Views sought on future of iconic bridge

The future of the Adelong swinging bridge remains uncertain, with council representatives indicating at a public meeting this week that there was no funding allocated to either repair or potentially demolish the iconic structure.

The meeting was told that it would cost around $70,000 for repairs or demolition depending on what the Adelong community wanted to see happen.

President of the Adelong Progress Association Fiona Matthews said that a survey would be supplied to businesses between now and the next progress association meeting so that the community could have their say on the bridge’s future.

“Basically as it stands we have no funding allocated for it so that would mean that we would have to take allocated funds out of another project to do anything with it,” she said.

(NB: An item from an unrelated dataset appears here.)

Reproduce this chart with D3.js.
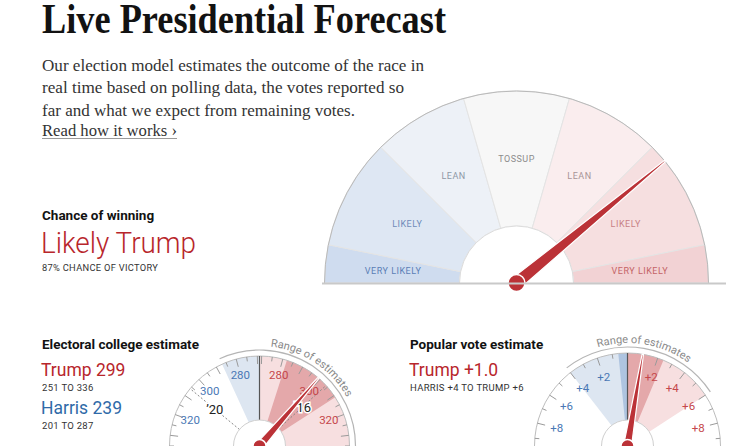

The three options that the council and the community have is to either demolish the bridge, repair it to a structurally safe standard, or leave the bridge as it is but continue to have it closed off to the public.

The council have estimated that the total amount of funds needed for either option would amount to $120,000.

“This is an issue that will and should be decided by the community. Even to demolish it is going to cost a fair whack so it’s important that people have their say as to what happens,” Ms Matthews said.

“The survey will be available in the bank, in schools and other businesses. We encourage people to have their say. Hopefully we will have sufficient responses so that we can submit it to council after our next meeting on November 20,” she said.

“Personally, I don’t want another old bridge to look at and not be able to walk across. Fixing it would seem like the best option, but at the end of the day its up to our community to see what they would want to see happen.”

A structural assessment undertaken by the council back in September identified a number of deficiencies associated with the construction of the bridge and recommended that it should be closed to the public in the short term until the future of the structure was decided.

The deficiencies identified included:

• Decking support cross beams were deformed.

• Balustrade rail was flexible and considered not adequate for public safety.

• Balustrade in-fill- the netting can be easily pushed out to create gaps between the netting and the bridge.

• Decking planks- generally considered as satisfactory, although many were weathered and gaps between them posed a safety risk.

“We’ve gone and estimated $120,000 so that we can clean up the deck and fix the kick-boards on the sides,” Divisional Manager of Infrastructure Works Department Heinz Kausche told those gathered during the consultation meeting on Tuesday night.

“We don’t actually have funding for this project now so the council resolution asked for us to go back to the community to ask what they wanted to do.”

Snowy Valleys Mayor James Hayes said the bridge was an important structure to the Adelong community and a symbol of Adelong’s heritage and past.

“I think that whilst it is a reasonably contemporary structure, it’s also a structure that people used to cross the creek and it’s the last one to my knowledge that is still existing,” he said.

“I would say we would want to look at getting a community group involved who can work with council and champion the cause.”